## START

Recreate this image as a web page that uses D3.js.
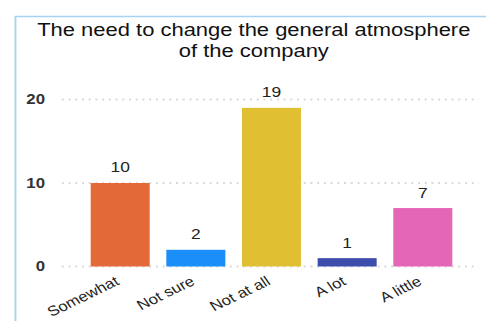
<!DOCTYPE html>
<html lang="en">
<head>
    <meta charset="UTF-8">
    <title>atmosphere</title>
    <script src="https://cdn.jsdelivr.net/npm/d3@7"></script>
    <style>
        body{ margin:0; background:#fff; }
        svg{ display:block; font-family:"Liberation Sans", Arial, sans-serif; }
    </style>
</head>
<body>
</body>
<script type="text/javascript">

    let categories = ["Somewhat", "Not sure", "Not at all", "A lot", "A little"];
    let values = [10, 2, 19, 1, 7];
    let colors = ["#e36a38", "#1b8ef8", "#e0bf33", "#3d4dab", "#e367b6"];
    let yTicks = [0, 10, 20];
    let titleLines = ["The need to change the general atmosphere", "of the company"];

    let width = 486;
    let height = 321;
    // the picture is a bit wider than the chart was drawn, so stretch it
    let stretch = 1.2;

    let svg = d3.select("body")
        .append("svg")
        .attr("width", width)
        .attr("height", height);

    let g = svg.append("g")
        .attr("transform", `scale(${stretch},1)`);

    // panel frame (cut off at right and bottom)
    g.append("rect")
        .attr("x", 12.9)
        .attr("y", 16.5)
        .attr("width", 420)
        .attr("height", 400)
        .attr("fill", "none")
        .attr("stroke", "#a6d3f2")
        .attr("stroke-width", 1.5);

    g.append("text")
        .attr("text-anchor", "middle")
        .style("font-size", "18.3px")
        .attr("fill", "#111")
        .selectAll("tspan")
        .data(titleLines)
        .join("tspan")
        .attr("x", 211.5)
        .attr("y", (d, i) => 36.5 + i * 20.5)
        .text(d => d);

    let x = d3.scaleBand()
        .domain(categories)
        .range([53.5, 399])
        .paddingInner(0.22)
        .paddingOuter(0.35);

    let y = d3.scaleLinear()
        .domain([0, 20])
        .range([266.5, 99.5]);

    // dotted grid
    g.append("g")
        .selectAll("line")
        .data(yTicks)
        .join("line")
        .attr("x1", 51.5)
        .attr("x2", 399)
        .attr("y1", d => y(d))
        .attr("y2", d => y(d))
        .attr("stroke", "#dadada")
        .attr("stroke-width", 2)
        .attr("stroke-dasharray", "1.7,3.9");

    let yAxis = d3.axisLeft(y)
        .tickValues(yTicks)
        .tickSize(0)
        .tickPadding(0);
    let yAxisGroup = g.append("g")
        .attr("transform", "translate(37.5,0)");
    yAxis(yAxisGroup);
    yAxisGroup.select(".domain").remove();
    yAxisGroup.selectAll("text")
        .attr("font-family", null)
        .style("font-size", "14px")
        .style("font-weight", "bold")
        .attr("fill", "#333");

    g.append("g")
        .selectAll("rect")
        .data(values)
        .join("rect")
        .attr("x", (d, i) => x(categories[i]))
        .attr("y", d => y(d))
        .attr("width", x.bandwidth())
        .attr("height", d => y(0) - y(d))
        .attr("fill", (d, i) => colors[i]);

    g.append("g")
        .selectAll("text")
        .data(values)
        .join("text")
        .attr("x", (d, i) => x(categories[i]) + x.bandwidth() / 2)
        .attr("y", d => y(d) - 10.5)
        .attr("text-anchor", "middle")
        .style("font-size", "14.5px")
        .attr("fill", "#222")
        .text(d => d);

    let xAxis = d3.axisBottom(x)
        .tickSize(0)
        .tickPadding(0);
    let xAxisGroup = g.append("g")
        .attr("transform", "translate(0,284)");
    xAxis(xAxisGroup);
    xAxisGroup.select(".domain").remove();
    xAxisGroup.selectAll("text")
        .attr("font-family", null)
        .style("font-size", "14px")
        .attr("fill", "#222")
        .attr("text-anchor", "end")
        .attr("y", 0)
        .attr("dy", 0)
        .attr("transform", "rotate(-30)");

</script>
</html>
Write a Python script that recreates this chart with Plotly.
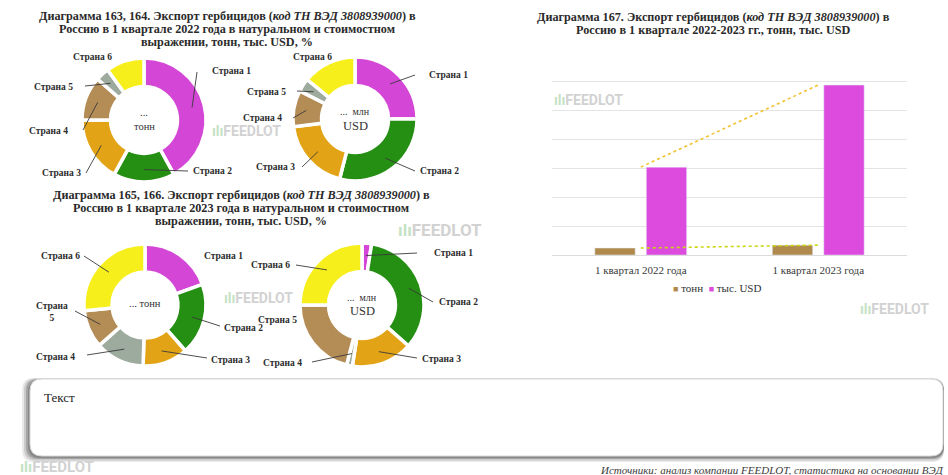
import math
import plotly.graph_objects as go

W, H = 948, 475

# ---------------- data ----------------
countries = ["Страна 1", "Страна 2", "Страна 3", "Страна 4", "Страна 5", "Страна 6"]

share_2022_tonn = [42.0, 16.0, 17.0, 11.5, 3.5, 10.0]
share_2022_usd = [25.0, 29.0, 19.0, 9.5, 3.5, 14.0]
share_2023_tonn = [19.5, 19.0, 12.0, 13.0, 10.0, 26.5]
share_2023_usd = [2.5, 34.0, 16.0, 1.5, 21.0, 25.0]

quarters = ["1 квартал 2022 года", "1 квартал 2023 года"]
volume_tonn = [24, 34]
value_usd = [303, 586]

MAGENTA, GREEN, GOLD, TAN, GREY, YELLOW = (
    "#d447d6", "#248f12", "#e2a416", "#b48c55", "#9daa9e", "#f6ef1c")
colors_a = [MAGENTA, GREEN, GOLD, TAN, GREY, YELLOW]
colors_b = [MAGENTA, GREEN, GOLD, GREY, TAN, YELLOW]
TONN_COLOR, USD_COLOR = "#b08a4c", "#dc4ade"

SERIF = "Liberation Serif"


def px(x):
    return x / W


def py(y):
    return 1 - y / H


fig = go.Figure()
shapes = []
annotations = []

# ---------------- watermarks (drawn first, under everything else) ----------------
marks = [(210, 131, 14), (552, 100, 14), (396, 230, 17), (222, 298, 14),
         (858, 309, 14), (18, 467, 15)]
for x, y, s in marks:
    annotations.append(dict(
        x=px(x), y=py(y), xref="paper", yref="paper",
        text='<span style="color:#c4e3c4">ılı</span>FEEDLOT',
        showarrow=False, xanchor="left", yanchor="middle",
        font=dict(family="Roboto", size=s, color="#d2d2d2", weight=700)))

# ---------------- donuts ----------------
donuts = [
    dict(values=share_2022_tonn, colors=colors_a, cx=144, cy=120, r=62,
         center=[("...", 112, 10.5), ("тонн", 126, 10.5)],
         labels=[(210, 71, "left", (197, 72)),
                 (191, 171, "left", (188, 171)),
                 (83, 173, "right", (86, 173)),
                 (70, 131, "right", (83, 130)),
                 (75, 87, "right", (85, 86)),
                 (92, 57, "center", None)]),
    dict(values=share_2022_usd, colors=colors_a, cx=355, cy=119, r=62,
         center=[("...  млн", 111, 10), ("USD", 126, 12.5)],
         labels=[(427, 75, "left", (415, 75)),
                 (418, 171, "left", (415, 171)),
                 (297, 167, "right", (302, 167)),
                 (284, 118, "right", (293, 118)),
                 (288, 92, "right", (297, 91)),
                 (312, 57, "center", None)]),
    dict(values=share_2023_tonn, colors=colors_b, cx=145, cy=305, r=61,
         center=[("... тонн", 303, 10.5)],
         labels=[(202, 256, "left", None),
                 (222, 328, "left", (220, 326)),
                 (209, 360, "left", (207, 358)),
                 (77, 357, "right", (87, 355)),
                 (52, 312, "center", (75, 311)),
                 (82, 256, "right", (84, 256))]),
    dict(values=share_2023_usd, colors=colors_b, cx=362, cy=305, r=62,
         center=[("...  млн", 297, 10), ("USD", 311, 12.5)],
         labels=[(432, 253, "left", (417, 253)),
                 (437, 302, "left", (433, 302)),
                 (420, 359, "left", (417, 358)),
                 (304, 363, "right", (312, 362)),
                 (299, 320, "right", None),
                 (292, 265, "right", (296, 265))]),
]

for d in donuts:
    cx, cy, r = d["cx"], d["cy"], d["r"]
    fig.add_trace(go.Pie(
        labels=countries, values=d["values"], sort=False,
        direction="clockwise", rotation=0, hole=0.54,
        marker=dict(colors=d["colors"], line=dict(color="white", width=3.5)),
        textinfo="none", hoverinfo="label+percent", showlegend=False,
        domain=dict(x=[px(cx - r), px(cx + r)], y=[py(cy + r), py(cy - r)]),
    ))
    for txt, y, size in d["center"]:
        annotations.append(dict(
            x=px(cx), y=py(y), xref="paper", yref="paper", text=txt,
            showarrow=False, xanchor="center", yanchor="middle",
            font=dict(family=SERIF, size=size, color="#333333")))
    # leader lines end at the middle of each slice's ring
    total = sum(d["values"])
    cum = 0.0
    for name, v, (lx, ly, anchor, start) in zip(countries, d["values"], d["labels"]):
        theta = (cum + v / 2) / total * 2 * math.pi
        cum += v
        mx = cx + 0.8 * r * math.sin(theta)
        my = cy - 0.8 * r * math.cos(theta)
        text = name
        if anchor == "center" and start is not None:
            text = name.replace(" ", "<br>")
        annotations.append(dict(
            x=px(lx), y=py(ly), xref="paper", yref="paper", text=f"<b>{text}</b>",
            showarrow=False, xanchor=anchor, yanchor="middle",
            font=dict(family=SERIF, size=9.5, color="#2b2b2b")))
        if start is not None:
            shapes.append(dict(
                type="line", xref="paper", yref="paper",
                x0=px(start[0]), y0=py(start[1]), x1=px(mx), y1=py(my),
                line=dict(color="#3a3a3a", width=0.9)))

# ---------------- bar chart ----------------
fig.add_trace(go.Bar(
    x=quarters, y=volume_tonn, name="тонн", showlegend=False,
    marker=dict(color=TONN_COLOR), xaxis="x", yaxis="y"))
fig.add_trace(go.Bar(
    x=quarters, y=value_usd, name="тыс. USD", showlegend=False,
    marker=dict(color=USD_COLOR), xaxis="x", yaxis="y"))
fig.add_trace(go.Scatter(
    x=quarters, y=value_usd, mode="lines", showlegend=False, hoverinfo="skip",
    line=dict(color="#f2c12e", width=1.6, dash="dot"), xaxis="x", yaxis="y"))
fig.add_trace(go.Scatter(
    x=quarters, y=volume_tonn, mode="lines", showlegend=False, hoverinfo="skip",
    line=dict(color="#c9d610", width=1.6, dash="dot"), xaxis="x", yaxis="y"))

# compact legend under the bar chart
annotations.append(dict(
    x=px(717), y=py(288), xref="paper", yref="paper",
    text=(f'<span style="color:{TONN_COLOR}; font-size:9px">■</span> тонн  '
          f'<span style="color:{USD_COLOR}; font-size:9px">■</span> тыс. USD'),
    showarrow=False, xanchor="center", yanchor="middle",
    font=dict(family=SERIF, size=11, color="#333333")))

# ---------------- titles ----------------
IT = "<i>код ТН ВЭД 3808939000</i>"
titles = [
    (227, [16, 29, 42], [f"Диаграмма 163, 164. Экспорт гербицидов ({IT}) в",
                         "Россию в 1 квартале 2022 года в натуральном и стоимостном",
                         "выражении, тонн, тыс. USD, %"]),
    (241, [195, 208, 221], [f"Диаграмма 165, 166. Экспорт гербицидов ({IT}) в",
                            "Россию в 1 квартале 2023 года в натуральном и стоимостном",
                            "выражении, тонн, тыс. USD, %"]),
    (713, [17, 30], [f"Диаграмма 167. Экспорт гербицидов ({IT}) в",
                     "Россию в 1 квартале 2022-2023 гг., тонн, тыс. USD"]),
]
for x, ys, lines in titles:
    for y, t in zip(ys, lines):
        annotations.append(dict(
            x=px(x), y=py(y), xref="paper", yref="paper", text=f"<b>{t}</b>",
            showarrow=False, xanchor="center", yanchor="middle", align="center",
            font=dict(family=SERIF, size=12.2, color="#2a2a2a")))


# ---------------- text box ----------------
def rounded_path(x0, y0, x1, y1, rad):
    pts = [
        f"M {px(x0 + rad)},{py(y0)}",
        f"L {px(x1 - rad)},{py(y0)}",
        f"Q {px(x1)},{py(y0)} {px(x1)},{py(y0 + rad)}",
        f"L {px(x1)},{py(y1 - rad)}",
        f"Q {px(x1)},{py(y1)} {px(x1 - rad)},{py(y1)}",
        f"L {px(x0 + rad)},{py(y1)}",
        f"Q {px(x0)},{py(y1)} {px(x0)},{py(y1 - rad)}",
        f"L {px(x0)},{py(y0 + rad)}",
        f"Q {px(x0)},{py(y0)} {px(x0 + rad)},{py(y0)}",
        "Z",
    ]
    return " ".join(pts)


for dx, dy, grow, op in [(-5, 2, 3, 0.15), (-4, 1.5, 2, 0.25), (-3, 1, 1, 0.4), (-2, 1, 0, 0.5)]:
    shapes.append(dict(
        type="path", xref="paper", yref="paper",
        path=rounded_path(30 + dx - grow, 379 + dy - grow, 943 + dx + grow + 3, 457 + dy + grow, 12),
        fillcolor="#6e6e6e", opacity=op, line=dict(width=0), layer="below"))
shapes.append(dict(
    type="path", xref="paper", yref="paper",
    path=rounded_path(30, 379, 943, 456, 12),
    fillcolor="white", line=dict(color="#d8d8d8", width=1), layer="below"))

annotations.append(dict(
    x=px(42), y=py(397), xref="paper", yref="paper", text="Текст",
    showarrow=False, xanchor="left", yanchor="middle",
    font=dict(family=SERIF, size=13, color="#1e1e1e")))
annotations.append(dict(
    x=px(946), y=py(470), xref="paper", yref="paper",
    text="<i>Источники: анализ компании FEEDLOT, статистика на основании ВЭД</i>",
    showarrow=False, xanchor="right", yanchor="middle",
    font=dict(family=SERIF, size=11, color="#3c3c3c")))

fig.update_layout(
    width=W, height=H, margin=dict(l=0, r=0, t=0, b=0),
    paper_bgcolor="white", plot_bgcolor="white", showlegend=False,
    barmode="group", bargap=0.42, bargroupgap=0.216,
    xaxis=dict(domain=[px(552), px(907)], type="category", showgrid=False,
               showline=False, ticks="", ticklabelstandoff=7,
               tickfont=dict(family=SERIF, size=11, color="#3a3a3a"),
               fixedrange=True),
    yaxis=dict(domain=[py(255), py(52)], range=[0, 700], dtick=100,
               showticklabels=False, gridcolor="#e4e4e4", gridwidth=1,
               zeroline=True, zerolinecolor="#dcdcdc", zerolinewidth=1,
               showline=False, ticks="", fixedrange=True),
    shapes=shapes,
    annotations=annotations,
)

fig.write_html("out.html")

## END

■ TASK BRIEF ■
Copy out every line where the word "that" occurs.

■ OUTPUT OF THE TASK ■
Recreate this image as a web page that uses D3.js.
Write a Python script that recreates this chart with Plotly.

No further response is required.